At the house that was visible, there was an older gentleman outside who looked like he was about to go in for the evening and he noticed me parking my car and sitting there. He sat there for a while staring and then walked all the way down his dirt road to his fence and locked gate to yell at me and ask me what I was doing there. I opened my car door to hear him more clearly and responded with- "just taking a little quiet time to myself to clear my head" to which he replied "well this probably isn't the best place for you to do that! And you should do it somewhere else "and he scowled at me to which I responded "oh I'm sorry, I didn't think this was private property and I didn't think there would be a problem. sorry". This sent him into a fit and he started yelling and cussing and waving his arm at me. I was a little shocked and a bit disturbed at his behavior. I closed my car door as he walked back to his house muttering something under his breath.

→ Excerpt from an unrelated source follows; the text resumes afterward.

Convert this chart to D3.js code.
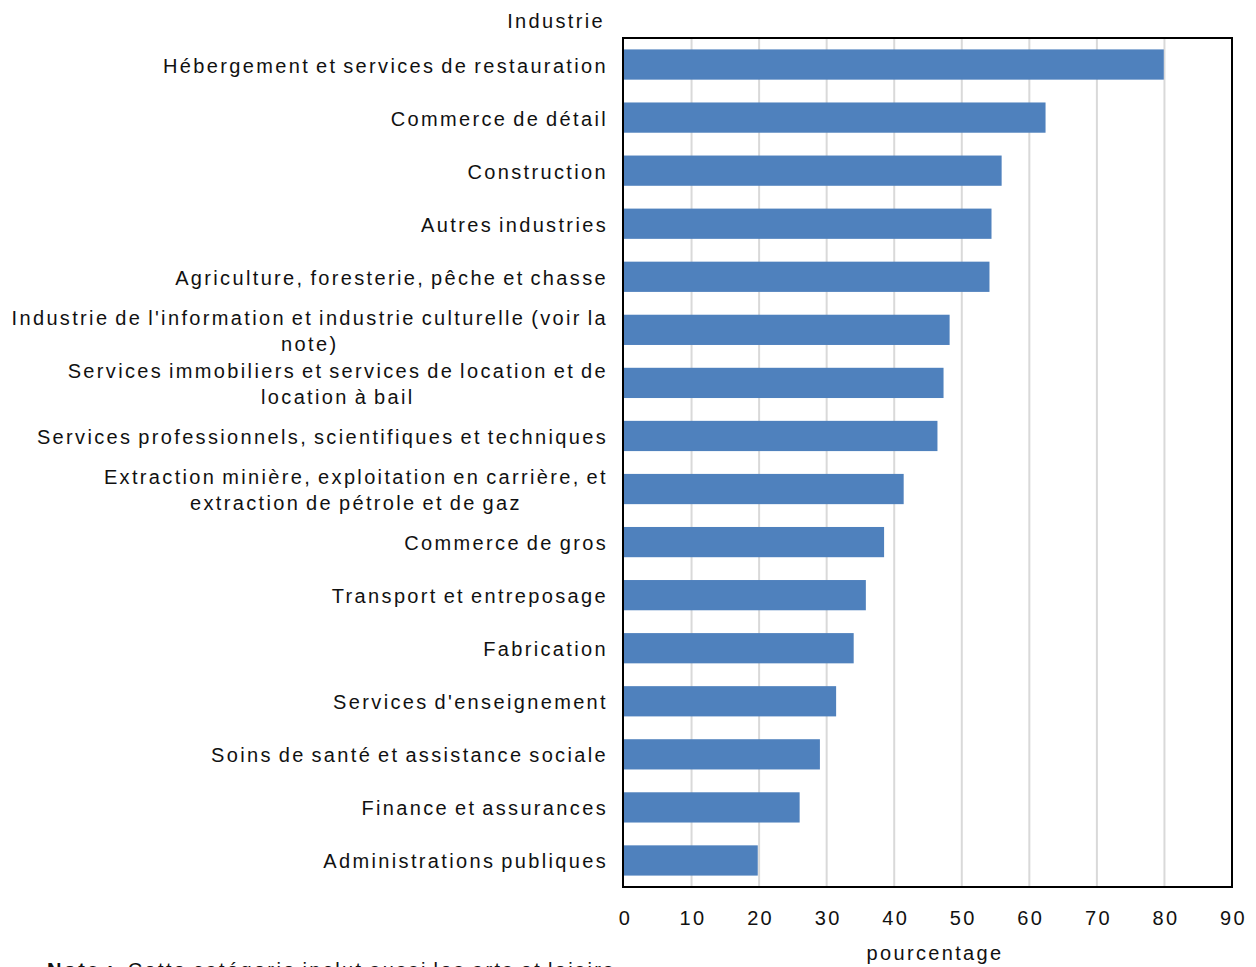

I went back to looking at the beauty of the night and nature and thinking and a few minutes later, he proceeded to get into his truck and drive down his road to the end where he had a large locked gate and parked his truck with his brights on and aimed directly at me so that I would leave. I actually giggled to myself and then I thought “ wow! how sad! He has no idea my story or who I am or what I am going through but he is uncomfortable with anyone even near his space.” I mean his house was quite a long way from the road and his property was all completely fenced and gated and locked but me sitting in the car at the end of the road was a threat to him somehow.
I thought about how we as humans do this to each other. We build a fence around our heart and put a tall gate with a lock around it so nobody can get inside because we have been hurt and then someone does something that wasn't even meant to hurt us but we look to take offense anyway and stand guard and show anger to keep our distance and "protect" ourselves. This is all from pain- Pain that we choose to not heal from- Pain from the past where we don't let go and where we hold on and don't forgive. Interesting thing is we build our own prison and we become our own prisoners and life becomes even more painful and less enjoyable because people end up having relationships with our walls and we never let them in. I felt sad for this man. I wondered what made him such an angry person with so many walls and I felt badly for him. I wondered where he had been so wounded that he had to literally go yell at a stranger just for even invading his very guarded space from the road. I learned a lot from this man and I was grateful for the lesson. I said a prayer for him that he may find healing in his life and I drove away with more to ponder.
What walls hold you back in your relationships?